Non-profits unsure of shutdown effects

Published 10:35 am Wednesday, June 29, 2011

Local non-profits still aren’t sure how much the government shutdown will affect them, but non-profit workers say they’re well aware how a government shutdown will affect the people they serve.

In most cases, non-profit workers that aren’t funded through the state are watching the residents they help struggle to understand how much a government shutdown will affect them.

“We’ve had people coming in, (and) they’ve got their letters from the county about how they could be affected,” said Dawn Helgeson, executive director for ARC Mower County. “It’s the consumers that we serve that could really be affected.”

Email newsletter signup

United Way of Mower County won’t be affected, as all the money they receive comes from the community. Yet the agencies they help fund will be affected, according to Carlton Frank, executive director of Wapiti Meadows Community Technologies and Services, Inc. and chairman of the United Way Agencies group.

“It’s not that we’re going to be hurt,” Frank said. “We’re already hurting.”

CTS in particular will be affected, as the counseling and mental health services they provide are state funded. According to Frank, about 75 to 80 percent of CTS’s budget comes from monthly medical assistance payments from the state Department of Human Services that CTS clients are signed up for.

Yet CTS hasn’t received any state payments this month, which would normally amount to about $45,000. The state Legislature passed a bill last year postponing June payments for non-hospital health care providers to July, keeping funding schedules in line with school district payments among other state organizations. The problem is, no one told CTS about this until after CTS workers noticed their June funds weren’t coming.

“We didn’t get paid in June, and then we don’t know when we’re going to get paid with a state shutdown,” Frank said.

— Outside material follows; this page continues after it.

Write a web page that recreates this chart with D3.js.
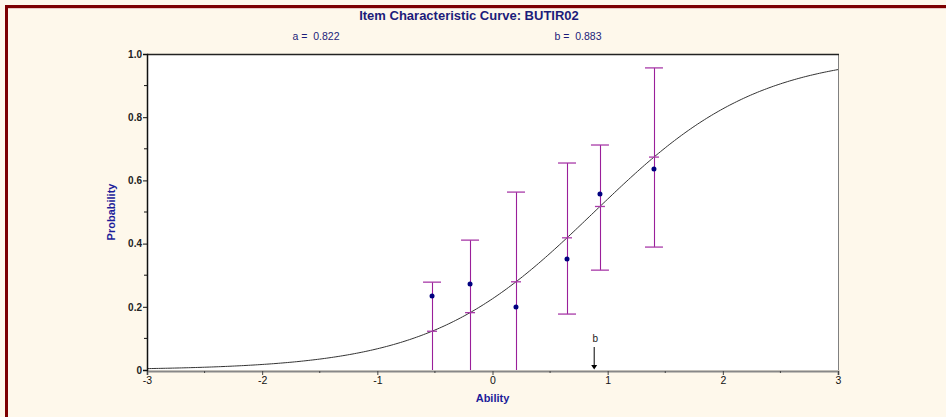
<!DOCTYPE html>
<html>
<head>
<meta charset="utf-8">
<script src="https://cdn.jsdelivr.net/npm/d3@7"></script>
<style>
  body { margin: 0; background: #fef8eb; }
  svg { display: block; font-family: "Liberation Sans", Arial, sans-serif; }
</style>
</head>
<body>
<div id="icc"></div>
<script>
// item parameters
var itemName = "BUTIR02";
var aParam = 0.822, bParam = 0.883;

// observed groups: ability, observed proportion, upper / lower limit of the band
var groupTheta = [-0.525, -0.195, 0.204, 0.647, 0.933, 1.402];
var groupObs   = [0.234, 0.272, 0.199, 0.351, 0.557, 0.636];
var groupUpper = [0.278, 0.411, 0.563, 0.655, 0.712, 0.956];
var groupLower = [-0.03, -0.05, -0.01, 0.177, 0.316, 0.389];

var xTicks = [-3, -2, -1, 0, 1, 2, 3];
var xTickLabels = ["-3", "-2", "-1", "0", "1", "2", "3"];
var yTicks = [0, 0.2, 0.4, 0.6, 0.8, 1.0];
var yTickLabels = ["0", "0.2", "0.4", "0.6", "0.8", "1.0"];

var W = 946, H = 417;
var margin = {top: 54, right: 108, bottom: 47, left: 147};

var svg = d3.select("#icc").append("svg")
    .attr("width", W)
    .attr("height", H);

// dark red frame (left + top)
svg.append("rect").attr("x", 5).attr("y", 5).attr("width", 3).attr("height", H).attr("fill", "#7d0000");
svg.append("rect").attr("x", 5).attr("y", 5).attr("width", W).attr("height", 3).attr("fill", "#7d0000");
svg.append("line").attr("x1", 8).attr("x2", W).attr("y1", 8.5).attr("y2", 8.5).attr("stroke", "#e8c8c0");

var x = d3.scaleLinear().domain([-3, 3]).range([margin.left, W - margin.right]);
var y = d3.scaleLinear().domain([0, 1]).range([H - margin.bottom, margin.top]);

function icc(t) { return 1 / (1 + Math.exp(-1.7 * aParam * (t - bParam))); }

var g = svg.append("g");

// plot area
g.append("rect")
    .attr("x", x(-3)).attr("y", y(1))
    .attr("width", x(3) - x(-3)).attr("height", y(0) - y(1))
    .attr("fill", "#fff");

// right border grey, top border black
g.append("line").attr("x1", x(3) + 0.5).attr("x2", x(3) + 0.5).attr("y1", y(1)).attr("y2", y(0))
    .attr("stroke", "#808080");
g.append("line").attr("x1", x(-3)).attr("x2", x(3) + 1).attr("y1", y(1) + 0.5).attr("y2", y(1) + 0.5)
    .attr("stroke", "#222").attr("stroke-width", 1.3);

// curve
var pts = d3.range(0, 301).map(function(i) { var t = -3 + i * 0.02; return [t, icc(t)]; });
g.append("path")
    .datum(pts)
    .attr("fill", "none")
    .attr("stroke", "#333")
    .attr("stroke-width", 1)
    .attr("d", d3.line().x(function(d) { return x(d[0]); }).y(function(d) { return y(d[1]); }));

// error bars
var groups = groupTheta.map(function(t, i) {
  return {t: t, obs: groupObs[i], hi: groupUpper[i], lo: Math.max(0, groupLower[i])};
});

var bars = g.append("g").selectAll("g").data(groups).enter().append("g");
bars.append("line")
    .attr("x1", function(d) { return Math.round(x(d.t)) + 0.5; }).attr("x2", function(d) { return Math.round(x(d.t)) + 0.5; })
    .attr("y1", function(d) { return y(d.hi); }).attr("y2", function(d) { return y(d.lo); })
    .attr("stroke", "#9a1f9a").attr("stroke-width", 1.1);
bars.append("line")
    .attr("x1", function(d) { return x(d.t) - 9; }).attr("x2", function(d) { return x(d.t) + 9; })
    .attr("y1", function(d) { return y(d.hi); }).attr("y2", function(d) { return y(d.hi); })
    .attr("stroke", "#a83aa8").attr("stroke-width", 1.3);
bars.filter(function(d) { return d.lo > 0; }).append("line")
    .attr("x1", function(d) { return x(d.t) - 9; }).attr("x2", function(d) { return x(d.t) + 9; })
    .attr("y1", function(d) { return y(d.lo); }).attr("y2", function(d) { return y(d.lo); })
    .attr("stroke", "#a83aa8").attr("stroke-width", 1.3);
bars.append("line")
    .attr("x1", function(d) { return x(d.t) - 5; }).attr("x2", function(d) { return x(d.t) + 5; })
    .attr("y1", function(d) { return y(icc(d.t)); }).attr("y2", function(d) { return y(icc(d.t)); })
    .attr("stroke", "#a83aa8").attr("stroke-width", 1.3);
bars.append("circle")
    .attr("cx", function(d) { return x(d.t); })
    .attr("cy", function(d) { return y(d.obs); })
    .attr("r", 2.5)
    .attr("fill", "#000080");

// b marker
g.append("line")
    .attr("x1", x(bParam)).attr("x2", x(bParam))
    .attr("y1", y(0) - 23).attr("y2", y(0) - 3)
    .attr("stroke", "#000").attr("stroke-width", 1);
g.append("path")
    .attr("d", "M" + (x(bParam) - 3) + "," + (y(0) - 5) + "L" + (x(bParam) + 3) + "," + (y(0) - 5) + "L" + x(bParam) + "," + (y(0) - 0.5) + "Z")
    .attr("fill", "#000");
g.append("text")
    .attr("x", x(bParam) + 1).attr("y", y(0) - 28)
    .attr("text-anchor", "middle")
    .attr("font-size", 10).attr("fill", "#1a1a1a")
    .text("b");

// x axis (grey)
var xAxis = g.append("g")
    .attr("transform", "translate(0," + (y(0) + 1) + ")")
    .call(d3.axisBottom(x).tickValues(xTicks).tickSize(4)
      .tickFormat(function(d, i) { return xTickLabels[i]; }));
xAxis.select(".domain").attr("stroke", "#888").attr("stroke-width", 2);
xAxis.selectAll(".tick line").attr("stroke", "#444");
xAxis.selectAll("text").attr("font-size", 10.5).attr("fill", "#111").attr("dy", "0.6em")
    .attr("font-family", "Liberation Sans, Arial, sans-serif");
g.append("g").selectAll("line").data(d3.range(-2.5, 3, 1)).enter().append("line")
    .attr("x1", function(d) { return x(d); }).attr("x2", function(d) { return x(d); })
    .attr("y1", y(0) + 1).attr("y2", y(0) + 3)
    .attr("stroke", "#444");

// y axis (black)
var yAxis = g.append("g")
    .attr("transform", "translate(" + x(-3) + ",0)")
    .call(d3.axisLeft(y).tickValues(yTicks).tickSize(4)
      .tickFormat(function(d, i) { return yTickLabels[i]; }));
yAxis.select(".domain").attr("stroke", "#111").attr("stroke-width", 1.5);
yAxis.selectAll(".tick line").attr("stroke", "#111");
yAxis.selectAll("text").attr("font-size", 10).attr("font-weight", "bold").attr("fill", "#222")
    .attr("x", -5)
    .attr("font-family", "Liberation Sans, Arial, sans-serif");
g.append("g").selectAll("line").data(d3.range(0.1, 1, 0.2)).enter().append("line")
    .attr("x1", x(-3) - 3).attr("x2", x(-3))
    .attr("y1", function(d) { return y(d); }).attr("y2", function(d) { return y(d); })
    .attr("stroke", "#111");

// titles
svg.append("text")
    .attr("x", 469).attr("y", 20)
    .attr("text-anchor", "middle")
    .attr("font-size", 13).attr("font-weight", "bold").attr("fill", "#1c1c7a")
    .text("Item Characteristic Curve: " + itemName);
svg.append("text")
    .attr("x", 316).attr("y", 40)
    .attr("text-anchor", "middle")
    .attr("font-size", 10.5).attr("fill", "#1c1c7a")
    .attr("xml:space", "preserve")
    .text("a =  " + aParam.toFixed(3));
svg.append("text")
    .attr("x", 578).attr("y", 40)
    .attr("text-anchor", "middle")
    .attr("font-size", 10.5).attr("fill", "#1c1c7a")
    .attr("xml:space", "preserve")
    .text("b =  " + bParam.toFixed(3));

svg.append("text")
    .attr("x", x(0)).attr("y", 402)
    .attr("text-anchor", "middle")
    .attr("font-size", 11).attr("font-weight", "bold").attr("fill", "#1c1c9a")
    .text("Ability");
svg.append("text")
    .attr("transform", "translate(115," + y(0.5) + ") rotate(-90)")
    .attr("text-anchor", "middle")
    .attr("font-size", 11).attr("font-weight", "bold").attr("fill", "#1c1c9a")
    .text("Probability");
</script>
</body>
</html>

A DHS spokesperson said health care providers were notified last year of the change, but Frank said he never received word that payment schedules were redone. Worse, when CTS workers called DHS officials, several DHS officials didn’t know that June payments had been rescheduled, according to Frank. He called someone he knew at the DHS earlier this month after discovering medical assistance funding wasn’t coming, but the DHS official he spoke to didn’t know about the payment schedule switch.

“She told me, ‘You must have made a mistake,” Frank said. “… She called me back in two hours and told me I was right.”

“They hadn’t told anybody,” Frank added.

Although some CTS services are essential, such as the services they provide to the destitute and mentally ill, CTS workers will be hard-pressed to keep the non-profit open without medical assistance aid payments soon. Frank estimates between 80 and 90 percent of CTS clients are on state medical assistance.

The Parenting Resource Center will have 12 workers affected by the shutdown, with one worker unable to work until the shutdown ends and 11 workers with cut hours. The Parent Warm Line, Linea De Apoyo and the Crisis Nursery are among state-funded services that won’t happen during a shutdown.

Child care assistance would temporarily stop under a shutdown as well, which would affect area child care providers from the YMCA to Austin Public School’s Early Childhood and Family Education programming. Families on child care assistance would have to bear the costs during a shutdown, and if they don’t continue the program’s co-pay, they would be dropped. There’s a two-year waiting list to get on child care assistance, according to Maryanne Law, the executive director of the PRC.

“You don’t want to not be in the system when it starts again,” she said. “Then you can’t just be picked up again, you’d go to the end of the waiting list.”

Non-profits are busy preparing for the worst. Local non-profit leaders met with Sen. Dan Sparks, DFL-Austin last week to find out more about a shutdown’s effect. They plan to meet again in two weeks, if a shutdown lasts that long, to see what resources they can pool together.

Regardless, many residents say it’s not looking good.

“That’s going to be a hardship,” Law said.